**Raw data**
--- Start ---

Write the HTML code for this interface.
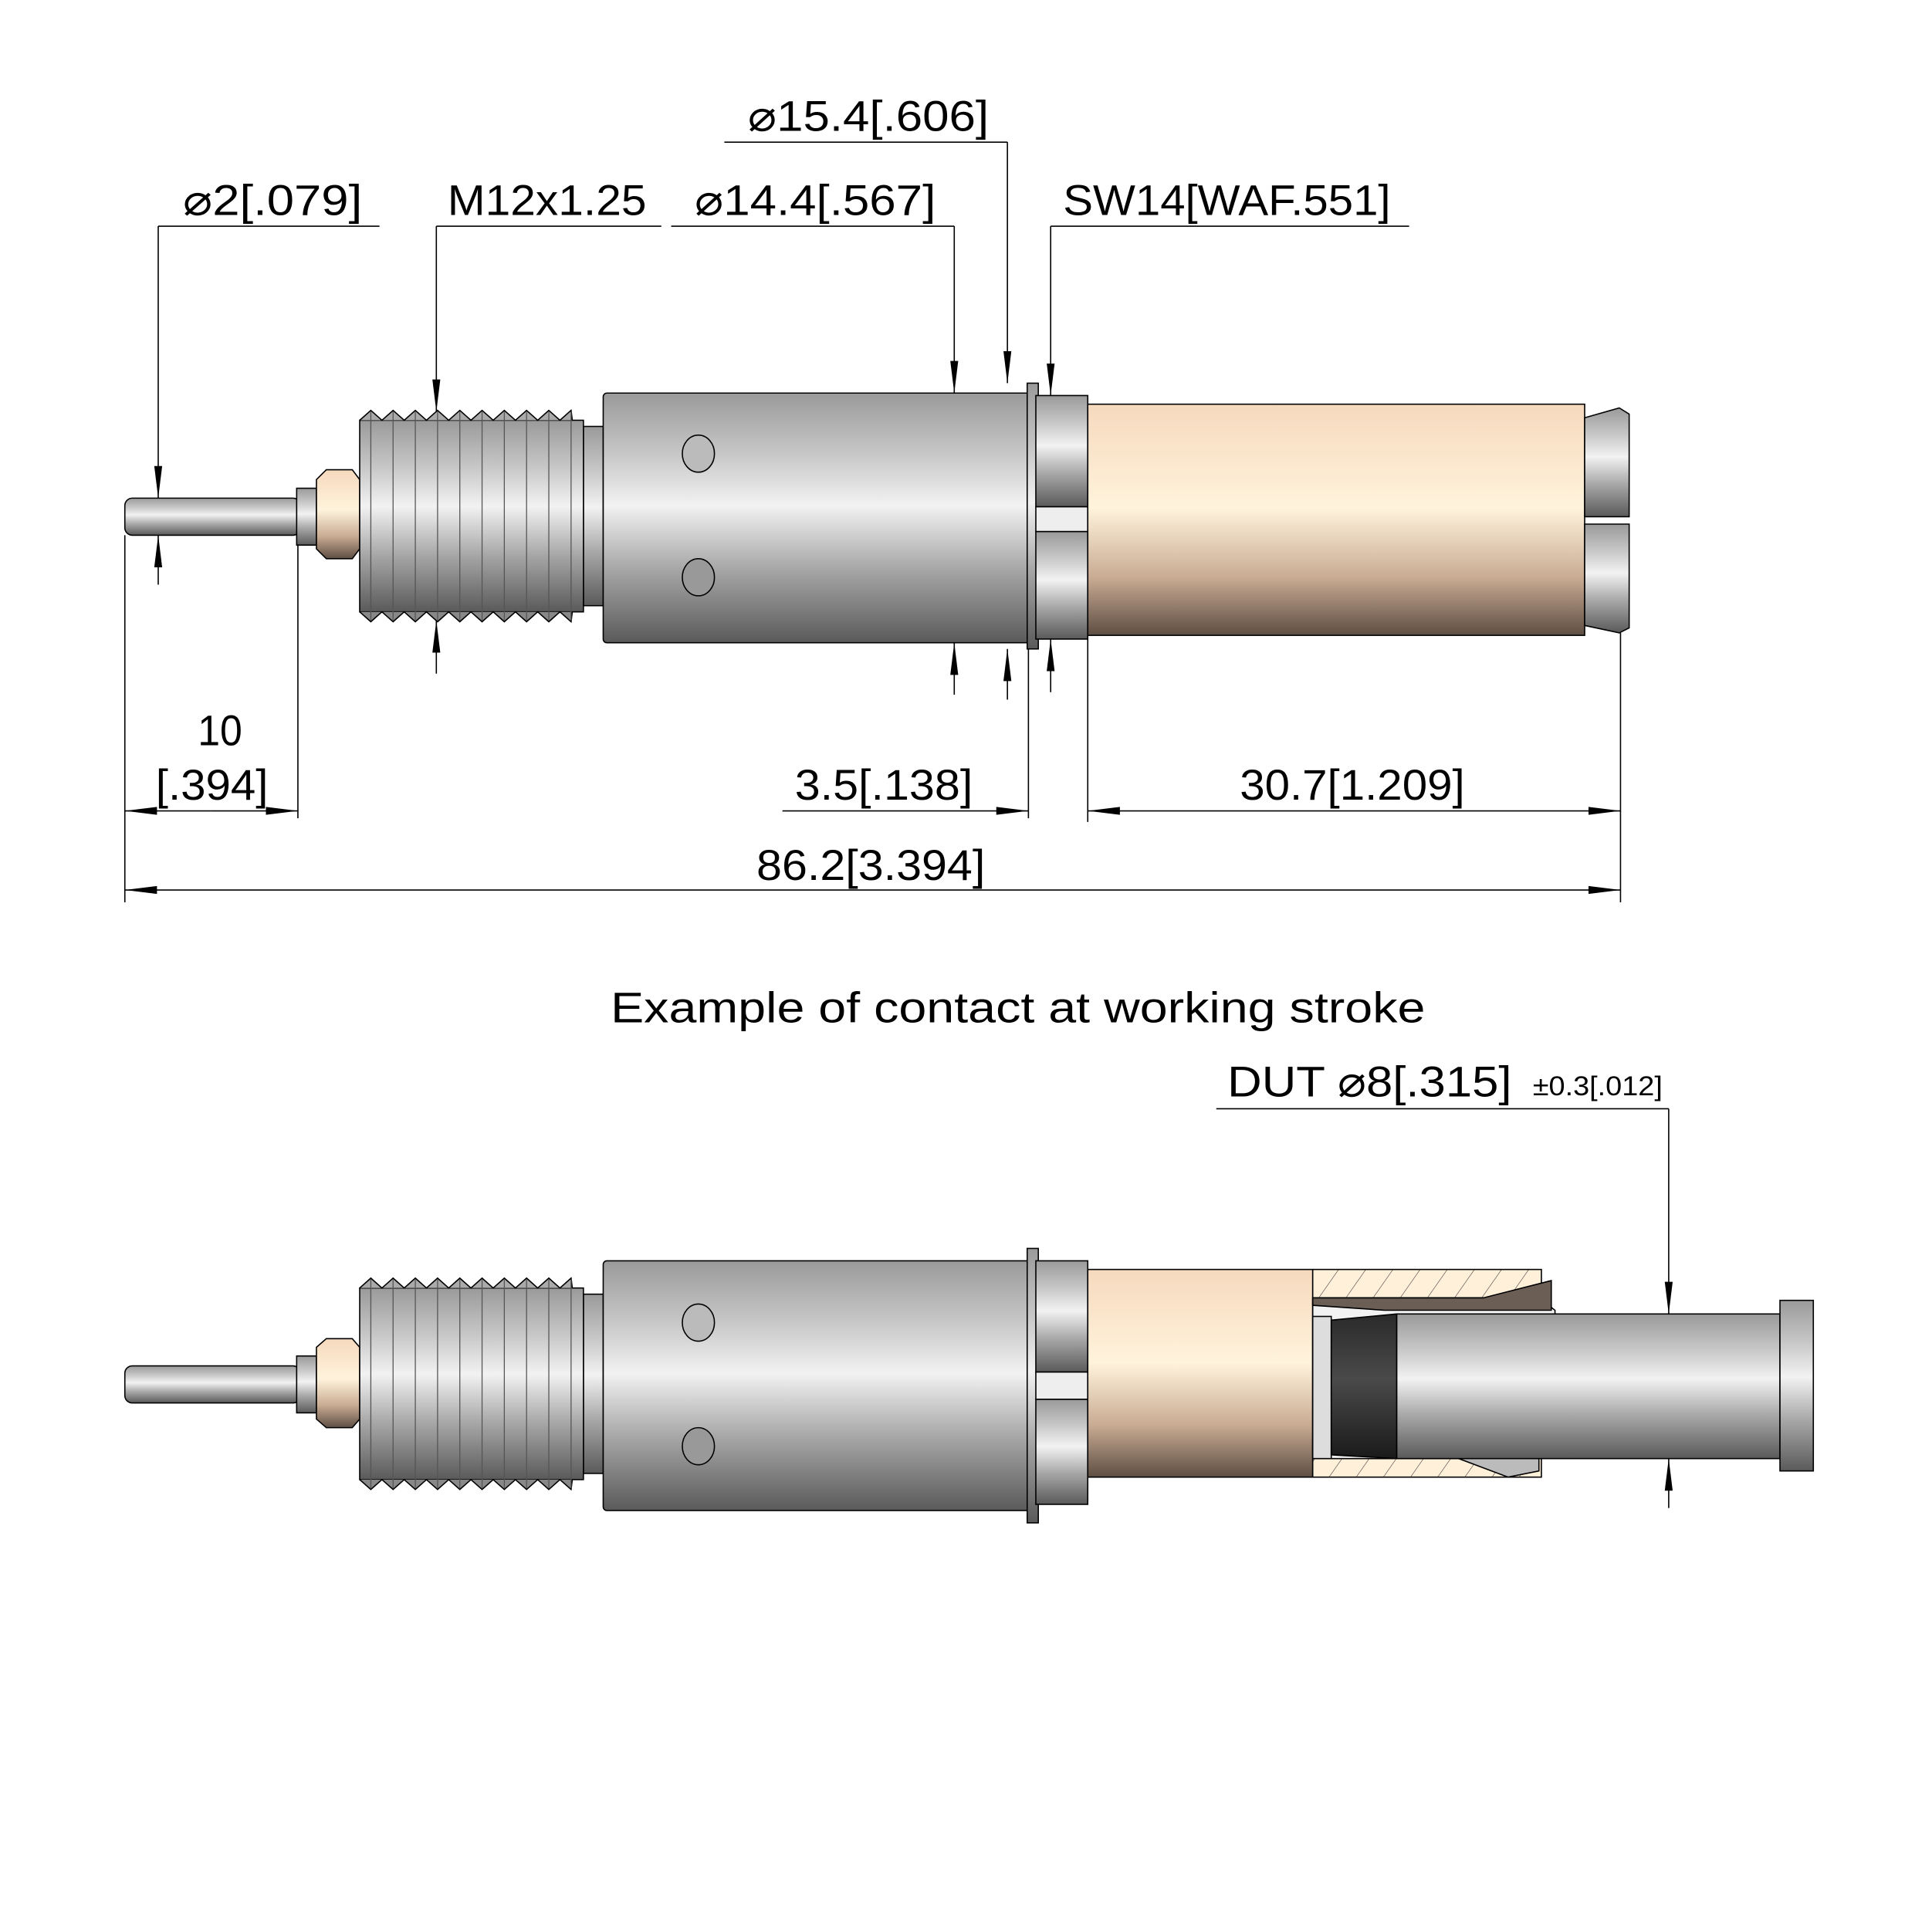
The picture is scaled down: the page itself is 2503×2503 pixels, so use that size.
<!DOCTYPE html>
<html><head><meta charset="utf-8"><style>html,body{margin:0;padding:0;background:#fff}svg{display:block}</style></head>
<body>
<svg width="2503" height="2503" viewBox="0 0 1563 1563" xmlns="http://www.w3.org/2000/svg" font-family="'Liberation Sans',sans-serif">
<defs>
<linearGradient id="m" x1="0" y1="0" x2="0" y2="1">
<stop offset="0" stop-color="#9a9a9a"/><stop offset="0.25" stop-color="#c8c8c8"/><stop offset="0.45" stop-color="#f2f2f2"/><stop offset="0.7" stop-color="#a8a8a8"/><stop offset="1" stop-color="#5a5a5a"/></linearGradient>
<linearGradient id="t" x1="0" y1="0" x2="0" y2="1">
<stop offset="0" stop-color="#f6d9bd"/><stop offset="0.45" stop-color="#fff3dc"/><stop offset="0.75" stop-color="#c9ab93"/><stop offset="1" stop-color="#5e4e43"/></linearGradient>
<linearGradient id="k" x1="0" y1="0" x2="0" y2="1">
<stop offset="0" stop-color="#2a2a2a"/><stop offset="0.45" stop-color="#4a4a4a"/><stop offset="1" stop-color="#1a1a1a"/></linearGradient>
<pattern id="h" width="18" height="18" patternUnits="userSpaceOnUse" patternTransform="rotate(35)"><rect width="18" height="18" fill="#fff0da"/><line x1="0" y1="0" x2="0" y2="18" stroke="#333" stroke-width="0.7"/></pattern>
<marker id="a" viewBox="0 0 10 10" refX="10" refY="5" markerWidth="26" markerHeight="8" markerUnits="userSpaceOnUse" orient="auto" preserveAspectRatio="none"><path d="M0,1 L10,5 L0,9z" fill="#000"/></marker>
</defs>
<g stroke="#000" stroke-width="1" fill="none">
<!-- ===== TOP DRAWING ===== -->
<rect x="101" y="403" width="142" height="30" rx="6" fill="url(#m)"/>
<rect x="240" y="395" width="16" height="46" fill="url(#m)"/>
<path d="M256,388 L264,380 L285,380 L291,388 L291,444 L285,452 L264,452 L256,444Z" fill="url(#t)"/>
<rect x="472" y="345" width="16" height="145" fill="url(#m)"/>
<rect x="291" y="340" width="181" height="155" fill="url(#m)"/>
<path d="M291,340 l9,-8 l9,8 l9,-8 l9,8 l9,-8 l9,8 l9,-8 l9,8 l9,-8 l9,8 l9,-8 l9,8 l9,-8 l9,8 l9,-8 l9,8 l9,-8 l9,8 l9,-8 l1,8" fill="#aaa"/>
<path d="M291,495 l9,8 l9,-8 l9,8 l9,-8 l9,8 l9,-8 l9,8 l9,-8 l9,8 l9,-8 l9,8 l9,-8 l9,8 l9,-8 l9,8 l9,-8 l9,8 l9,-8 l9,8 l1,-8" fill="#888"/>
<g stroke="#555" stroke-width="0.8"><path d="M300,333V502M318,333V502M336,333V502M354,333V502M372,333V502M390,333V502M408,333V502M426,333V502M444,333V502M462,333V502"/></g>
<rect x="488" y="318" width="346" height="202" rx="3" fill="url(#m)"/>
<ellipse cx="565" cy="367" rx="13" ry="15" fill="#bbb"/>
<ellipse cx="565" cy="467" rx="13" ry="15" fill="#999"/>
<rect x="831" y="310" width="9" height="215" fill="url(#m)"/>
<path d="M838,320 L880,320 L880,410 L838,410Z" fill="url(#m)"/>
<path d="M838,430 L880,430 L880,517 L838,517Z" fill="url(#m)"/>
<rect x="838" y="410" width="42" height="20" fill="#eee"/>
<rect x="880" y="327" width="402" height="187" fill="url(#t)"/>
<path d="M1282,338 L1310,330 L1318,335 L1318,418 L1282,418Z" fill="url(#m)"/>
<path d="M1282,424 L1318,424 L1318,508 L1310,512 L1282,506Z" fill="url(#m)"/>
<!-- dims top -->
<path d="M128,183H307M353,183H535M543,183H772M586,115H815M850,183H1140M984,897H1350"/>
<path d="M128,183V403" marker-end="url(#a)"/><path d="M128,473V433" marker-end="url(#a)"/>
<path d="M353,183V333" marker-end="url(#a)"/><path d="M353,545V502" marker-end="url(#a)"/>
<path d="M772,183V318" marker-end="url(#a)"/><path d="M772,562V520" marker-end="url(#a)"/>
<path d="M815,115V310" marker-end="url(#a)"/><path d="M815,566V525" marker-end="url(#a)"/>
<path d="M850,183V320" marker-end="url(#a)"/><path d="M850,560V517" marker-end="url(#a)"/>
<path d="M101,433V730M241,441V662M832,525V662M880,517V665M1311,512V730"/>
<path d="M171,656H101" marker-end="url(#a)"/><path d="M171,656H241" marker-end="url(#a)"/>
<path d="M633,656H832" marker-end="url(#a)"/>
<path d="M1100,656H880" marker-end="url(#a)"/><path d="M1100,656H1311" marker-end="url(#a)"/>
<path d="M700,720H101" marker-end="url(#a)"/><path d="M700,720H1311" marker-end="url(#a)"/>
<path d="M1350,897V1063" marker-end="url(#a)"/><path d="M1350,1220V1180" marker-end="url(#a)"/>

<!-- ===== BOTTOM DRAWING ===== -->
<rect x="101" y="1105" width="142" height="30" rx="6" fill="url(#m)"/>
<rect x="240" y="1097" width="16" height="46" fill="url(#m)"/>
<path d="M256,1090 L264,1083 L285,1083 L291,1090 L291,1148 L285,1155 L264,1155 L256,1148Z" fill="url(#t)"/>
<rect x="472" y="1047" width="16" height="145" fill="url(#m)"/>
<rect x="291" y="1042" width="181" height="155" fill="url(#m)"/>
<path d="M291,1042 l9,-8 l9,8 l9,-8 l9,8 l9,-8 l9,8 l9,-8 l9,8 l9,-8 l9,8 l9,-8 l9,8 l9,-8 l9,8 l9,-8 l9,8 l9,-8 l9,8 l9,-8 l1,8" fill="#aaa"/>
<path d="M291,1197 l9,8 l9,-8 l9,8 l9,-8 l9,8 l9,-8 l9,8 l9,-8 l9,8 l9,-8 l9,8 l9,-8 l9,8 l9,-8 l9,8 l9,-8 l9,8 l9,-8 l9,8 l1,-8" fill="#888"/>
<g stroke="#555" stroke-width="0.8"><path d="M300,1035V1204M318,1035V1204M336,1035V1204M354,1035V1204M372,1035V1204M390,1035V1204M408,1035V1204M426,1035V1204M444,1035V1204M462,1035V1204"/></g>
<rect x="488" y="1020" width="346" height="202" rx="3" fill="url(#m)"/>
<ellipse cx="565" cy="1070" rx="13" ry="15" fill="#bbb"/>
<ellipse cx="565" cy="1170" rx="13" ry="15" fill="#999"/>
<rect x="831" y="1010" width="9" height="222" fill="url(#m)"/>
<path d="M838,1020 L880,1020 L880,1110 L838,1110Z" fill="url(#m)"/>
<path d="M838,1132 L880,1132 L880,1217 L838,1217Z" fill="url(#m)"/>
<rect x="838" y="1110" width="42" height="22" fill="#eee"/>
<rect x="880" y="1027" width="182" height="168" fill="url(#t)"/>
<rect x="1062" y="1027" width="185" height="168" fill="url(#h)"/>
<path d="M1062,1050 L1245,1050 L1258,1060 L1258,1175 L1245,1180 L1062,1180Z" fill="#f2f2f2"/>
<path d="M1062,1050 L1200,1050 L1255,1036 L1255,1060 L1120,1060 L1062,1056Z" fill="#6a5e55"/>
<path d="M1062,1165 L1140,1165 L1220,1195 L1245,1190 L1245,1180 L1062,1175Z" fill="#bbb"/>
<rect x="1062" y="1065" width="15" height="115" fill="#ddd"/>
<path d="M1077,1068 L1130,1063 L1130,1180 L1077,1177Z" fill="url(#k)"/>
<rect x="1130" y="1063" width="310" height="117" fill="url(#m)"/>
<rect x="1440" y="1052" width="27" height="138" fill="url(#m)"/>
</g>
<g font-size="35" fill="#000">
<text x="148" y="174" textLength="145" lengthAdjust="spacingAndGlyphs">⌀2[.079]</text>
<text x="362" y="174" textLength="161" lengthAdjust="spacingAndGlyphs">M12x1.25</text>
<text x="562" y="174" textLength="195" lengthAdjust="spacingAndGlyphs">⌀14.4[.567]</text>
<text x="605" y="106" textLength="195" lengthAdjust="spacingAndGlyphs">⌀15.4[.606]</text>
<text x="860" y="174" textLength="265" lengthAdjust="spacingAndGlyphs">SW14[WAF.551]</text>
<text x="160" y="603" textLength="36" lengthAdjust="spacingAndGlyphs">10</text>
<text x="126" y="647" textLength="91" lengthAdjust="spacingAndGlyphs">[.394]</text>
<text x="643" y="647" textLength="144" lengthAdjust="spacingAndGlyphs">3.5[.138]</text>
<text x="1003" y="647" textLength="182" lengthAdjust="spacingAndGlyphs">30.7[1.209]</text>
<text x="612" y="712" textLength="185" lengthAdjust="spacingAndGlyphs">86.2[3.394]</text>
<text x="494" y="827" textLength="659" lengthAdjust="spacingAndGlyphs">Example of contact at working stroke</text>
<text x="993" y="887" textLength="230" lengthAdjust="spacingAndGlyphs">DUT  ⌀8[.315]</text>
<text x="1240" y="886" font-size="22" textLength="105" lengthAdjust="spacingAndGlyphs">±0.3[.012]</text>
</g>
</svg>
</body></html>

--- End ---

**Exercise objective**
Copy every line of the listing that includes the string "size".

**Full solution**
The picture is scaled down: the page itself is 2503×2503 pixels, so use that size.
<g font-size="35" fill="#000">
<text x="1240" y="886" font-size="22" textLength="105" lengthAdjust="spacingAndGlyphs">±0.3[.012]</text>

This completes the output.